Developed oil and gas reserves — Developed oil and gas reserves are reserves of any category that can be expected to be recovered:

 

(i) Through existing wells with existing equipment and operating methods or in which the cost of the required equipment is relatively minor compared to the cost of a new well; and

 

(ii) Through installed extraction equipment and infrastructure operational at the time of the reserves estimate if the extraction is by means not involving a well.

 

Undeveloped oil and gas reserves — Undeveloped oil and gas reserves are reserves of any category that are expected to be recovered from new wells on undrilled acreage, or from existing wells where a relatively major expenditure is required for recompletion.

 

7



 

(i) Reserves on undrilled acreage shall be limited to those directly offsetting development spacing areas that are reasonably certain of production when drilled, unless evidence using reliable technology exists that establishes reasonable certainty of economic producibility at greater distances.

 

(ii) Undrilled locations can be classified as having undeveloped reserves only if a development plan has been adopted indicating that they are scheduled to be drilled within five years, unless the specific circumstances justify a longer time.

 

(iii) Under no circumstances shall estimates for undeveloped reserves be attributable to any acreage for which an application of fluid injection or other improved recovery technique is contemplated, unless such techniques have been proved effective by actual projects in the same reservoir or an analogous reservoir, as defined in [section 210.4—10 (a) Definitions], or by other evidence using reliable technology establishing reasonable certainty.

 

The extent to which probable and possible reserves ultimately may be reclassified as proved reserves is dependent upon future drilling, testing, and well performance.
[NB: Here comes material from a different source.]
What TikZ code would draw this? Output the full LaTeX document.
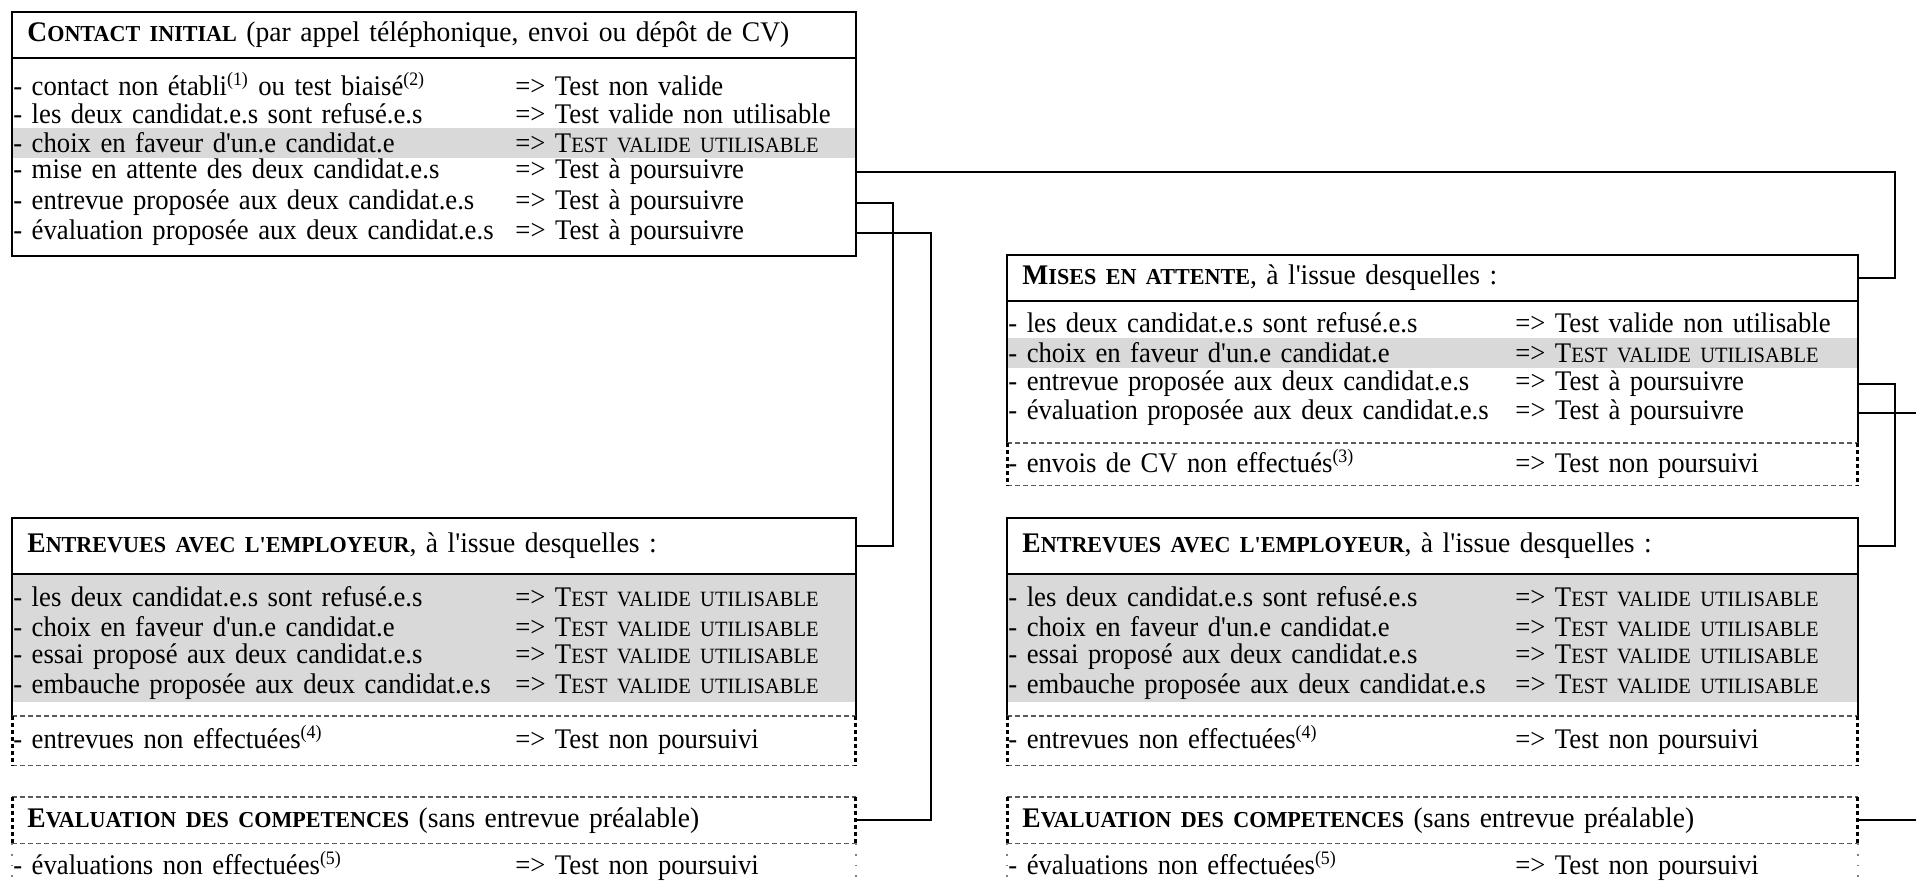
\documentclass[tikz,border=0pt]{standalone}
\usepackage{fontspec}
\newfontfamily\tnr{Liberation Serif}[FakeStretch=0.94]
\newfontfamily\tnrh{Liberation Serif}[FakeStretch=0.97]
\definecolor{rowgray}{RGB}{217,217,217}
\newcommand\SCap[2]{#1{\fontsize{11.4}{12}\selectfont #2}}
\newcommand\SCapR[2]{#1{\fontsize{10.9}{12}\selectfont #2}}
\newcommand\TVU{\SCapR{T}{EST VALIDE UTILISABLE}}
\newcommand\fnr[1]{\textsuperscript{\fontsize{9.5}{10}\selectfont(#1)}}
\newcommand\colL[1]{\makebox[251pt][l]{#1}}
\newcommand\colR[1]{\makebox[253.5pt][l]{#1}}
\tikzset{
  txt/.style={font=\tnr\fontsize{14.2}{15}\selectfont},
  htxt/.style={font=\tnrh\fontsize{14.2}{15}\selectfont},
  frame/.style={inner sep=0, anchor=north west},
  solidline/.style={line width=1pt},
  conn/.style={line width=1pt},
  hdrL/.style={htxt, anchor=north west, inner xsep=7.5pt, inner ysep=0, text width=406.5pt, align=left},
  hdrR/.style={hdrL, text width=410pt},
  rowL/.style={txt, anchor=west, inner xsep=0.5pt, inner ysep=0, text width=420.5pt, minimum height=15pt, align=left},
  rowR/.style={rowL, text width=424pt},
  dashH/.style={draw=black!65, line width=0.6pt, dash pattern=on 2.5pt off 1.5pt},
  dashV/.style={draw=black, line width=1.5pt, dash pattern=on 2pt off 1.5pt},
  dotV/.style={draw=black!50, line width=0.9pt, dash pattern=on 0.9pt off 4.5pt},
}
\begin{document}
\begin{tikzpicture}[x=0.5pt,y=-0.5pt]
\useasboundingbox (0,0) rectangle (1916,883);
\clip (0,0) rectangle (1916,883);

% ---------- CONTACT INITIAL ----------
\node[frame, minimum width=421.5pt, minimum height=121.5pt] (ci) at (12,12) {};
\node[hdrL, minimum height=22.5pt] (cih) at (12,12) {\textbf{\SCap{C}{ONTACT INITIAL}} (par appel téléphonique, envoi ou dépôt de CV)};
\node[rowL] (cir1) at (12,84) {\colL{- contact non établi\fnr{1} ou test biaisé\fnr{2}}=> Test non valide};
\node[rowL] (cir2) at (12,114) {\colL{- les deux candidat.e.s sont refusé.e.s}=> Test valide non utilisable};
\node[rowL, fill=rowgray] (cir3) at (12,143) {\colL{- choix en faveur d'un.e candidat.e}=> \TVU};
\node[rowL] (cir4) at (12,172) {\colL{- mise en attente des deux candidat.e.s}=> Test à poursuivre};
\node[rowL] (cir5) at (12,203) {\colL{- entrevue proposée aux deux candidat.e.s}=> Test à poursuivre};
\node[rowL] (cir6) at (12,233) {\colL{- évaluation proposée aux deux candidat.e.s}=> Test à poursuivre};
\draw[solidline] (ci.north west) rectangle (ci.south east);
\draw[solidline] (cih.south west) -- (cih.south east);

% ---------- MISES EN ATTENTE ----------
\node[frame, minimum width=425pt, minimum height=94pt] (ma) at (1007,255) {};
\node[hdrR, minimum height=22.5pt] (mah) at (1007,255) {\textbf{\SCap{M}{ISES EN ATTENTE}}, à l'issue desquelles :};
\node[rowR] (mar1) at (1007,323) {\colR{- les deux candidat.e.s sont refusé.e.s}=> Test valide non utilisable};
\node[rowR, fill=rowgray] (mar2) at (1007,353) {\colR{- choix en faveur d'un.e candidat.e}=> \TVU};
\node[rowR] (mar3) at (1007,384) {\colR{- entrevue proposée aux deux candidat.e.s}=> Test à poursuivre};
\node[rowR] (mar4) at (1007,413) {\colR{- évaluation proposée aux deux candidat.e.s}=> Test à poursuivre};
\draw[solidline] (ma.south west) -- (ma.north west) -- (ma.north east) -- (ma.south east);
\draw[solidline] (mah.south west) -- (mah.south east);
\node[frame, minimum width=425pt, minimum height=21pt] (mad) at (1007,443) {};
\node[rowR] (mad1) at (1007,464) {\colR{- envois de CV non effectués\fnr{3}}=> Test non poursuivi};
\draw[dashH] (mad.north west) -- (mad.north east) (mad.south west) -- (mad.south east);
\draw[dashV] (mad.north west) -- (mad.south west) (mad.north east) -- (mad.south east);

% ---------- ENTREVUES (gauche) ----------
\node[frame, minimum width=421.5pt, minimum height=99pt] (enl) at (12,518) {};
\node[frame, fill=rowgray, minimum width=421.5pt, minimum height=64.5pt] (enlg) at (12,573) {};
\node[hdrL, minimum height=27.5pt] (enlh) at (12,518) {\textbf{\SCap{E}{NTREVUES AVEC L'EMPLOYEUR}}, à l'issue desquelles :};
\node[rowL] (enlr1) at (12,597) {\colL{- les deux candidat.e.s sont refusé.e.s}=> \TVU};
\node[rowL] (enlr2) at (12,627) {\colL{- choix en faveur d'un.e candidat.e}=> \TVU};
\node[rowL] (enlr3) at (12,657) {\colL{- essai proposé aux deux candidat.e.s}=> \TVU};
\node[rowL] (enlr4) at (12,687) {\colL{- embauche proposée aux deux candidat.e.s}=> \TVU};
\draw[solidline] (enl.south west) -- (enl.north west) -- (enl.north east) -- (enl.south east);
\draw[solidline] (enlh.south west) -- (enlh.south east);
\node[frame, minimum width=421.5pt, minimum height=24.5pt] (enld) at (12,716) {};
\node[rowL] (enld1) at (12,740) {\colL{- entrevues non effectuées\fnr{4}}=> Test non poursuivi};
\draw[dashH] (enld.north west) -- (enld.north east) (enld.south west) -- (enld.south east);
\draw[dashV] (enld.north west) -- (enld.south west) (enld.north east) -- (enld.south east);

% ---------- EVALUATION (gauche) ----------
\node[hdrL, minimum height=23pt] (evlh) at (12,797) {\textbf{\SCap{E}{VALUATION DES COMPETENCES}} (sans entrevue préalable)};
\node[frame, minimum width=421.5pt, minimum height=28.5pt] (evlb) at (12,843) {};
\node[rowL] (evlr1) at (12,866) {\colL{- évaluations non effectuées\fnr{5}}=> Test non poursuivi};
\draw[dashH] (evlh.north west) -- (evlh.north east) (evlh.south west) -- (evlh.south east);
\draw[dashV] (evlh.north west) -- (evlh.south west) (evlh.north east) -- (evlh.south east);
\draw[dotV] (evlb.north west) -- (evlb.south west) (evlb.north east) -- (evlb.south east);

% ---------- ENTREVUES (droite) ----------
\node[frame, minimum width=425pt, minimum height=99pt] (enr) at (1007,518) {};
\node[frame, fill=rowgray, minimum width=425pt, minimum height=64.5pt] (enrg) at (1007,573) {};
\node[hdrR, minimum height=27.5pt] (enrh) at (1007,518) {\textbf{\SCap{E}{NTREVUES AVEC L'EMPLOYEUR}}, à l'issue desquelles :};
\node[rowR] (enrr1) at (1007,597) {\colR{- les deux candidat.e.s sont refusé.e.s}=> \TVU};
\node[rowR] (enrr2) at (1007,627) {\colR{- choix en faveur d'un.e candidat.e}=> \TVU};
\node[rowR] (enrr3) at (1007,657) {\colR{- essai proposé aux deux candidat.e.s}=> \TVU};
\node[rowR] (enrr4) at (1007,687) {\colR{- embauche proposée aux deux candidat.e.s}=> \TVU};
\draw[solidline] (enr.south west) -- (enr.north west) -- (enr.north east) -- (enr.south east);
\draw[solidline] (enrh.south west) -- (enrh.south east);
\node[frame, minimum width=425pt, minimum height=24.5pt] (enrd) at (1007,716) {};
\node[rowR] (enrd1) at (1007,740) {\colR{- entrevues non effectuées\fnr{4}}=> Test non poursuivi};
\draw[dashH] (enrd.north west) -- (enrd.north east) (enrd.south west) -- (enrd.south east);
\draw[dashV] (enrd.north west) -- (enrd.south west) (enrd.north east) -- (enrd.south east);

% ---------- EVALUATION (droite) ----------
\node[hdrR, minimum height=23pt] (evrh) at (1007,797) {\textbf{\SCap{E}{VALUATION DES COMPETENCES}} (sans entrevue préalable)};
\node[frame, minimum width=425pt, minimum height=28.5pt] (evrb) at (1007,843) {};
\node[rowR] (evrr1) at (1007,866) {\colR{- évaluations non effectuées\fnr{5}}=> Test non poursuivi};
\draw[dashH] (evrh.north west) -- (evrh.north east) (evrh.south west) -- (evrh.south east);
\draw[dashV] (evrh.north west) -- (evrh.south west) (evrh.north east) -- (evrh.south east);
\draw[dotV] (evrb.north west) -- (evrb.south west) (evrb.north east) -- (evrb.south east);

% ---------- connecteurs ----------
\coordinate (jA) at (1895,0);
\coordinate (jB) at (893,0);
\coordinate (jC) at (931,0);
\coordinate (jD) at (1940,0);
\draw[conn] (cir4.east) -| (jA |- mah.east) -- (mah.east);
\draw[conn] (cir5.east) -| (jB |- enlh.east) -- (enlh.east);
\draw[conn] (cir6.east) -| (jC |- evlh.east) -- (evlh.east);
\draw[conn] (mar3.east) -| (jA |- enrh.east) -- (enrh.east);
\draw[conn] (mar4.east) -| (jD |- evrh.east) -- (evrh.east);
\end{tikzpicture}
\end{document}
The degree of risk to be applied in evaluating probable and possible reserves is influenced by economic and technological factors as well as the time element. No probable or possible reserves have been evaluated for this report.

 

8


 

ESTIMATION of RESERVES

 

Estimates of reserves were prepared by the use of appropriate geologic, petroleum engineering, and evaluation principles and techniques that are in accordance with practices generally recognized by the petroleum industry as presented in the publication of the Society of Petroleum Engineers entitled “Standards Pertaining to the Estimating and Auditing of Oil and Gas Reserves Information (Revision as of February 19, 2007).” The method or combination of methods used in the analysis of each reservoir was tempered by experience with similar reservoirs, stage of development, quality and completeness of basic data, and production history.

 

When applicable, the volumetric method was used to estimate the original oil in place (OOIP) and original gas in place (OGIP). Structure maps and isopach maps were used to estimate reservoir volumes. Electrical logs, radioactivity logs, core analyses, and other available data were us ed to prepare these maps as well as to estimate representative values for porosity and water saturation. When adequate data were available and when circumstances justified, material-balance and other engineering methods were used to estimate OOIP and OGIP.

 

For those fields where the volumetric method was applied, estimates of ultimate recovery were obtained by applying recovery factors to OOIP and OGIP. These recovery factors were based on consideration of the type of energy inherent in the reservoirs, analyses of the petroleum, the structural positions of the reservoirs, and the production histories. When applicable, material-balance and other engineering methods were used to estimate recovery factors. In such cases, an analysis of reservoir performance, including production rates, reservoir pressures, and gas-oil ratio (GOR) behavior, was used in the estimation of reserves.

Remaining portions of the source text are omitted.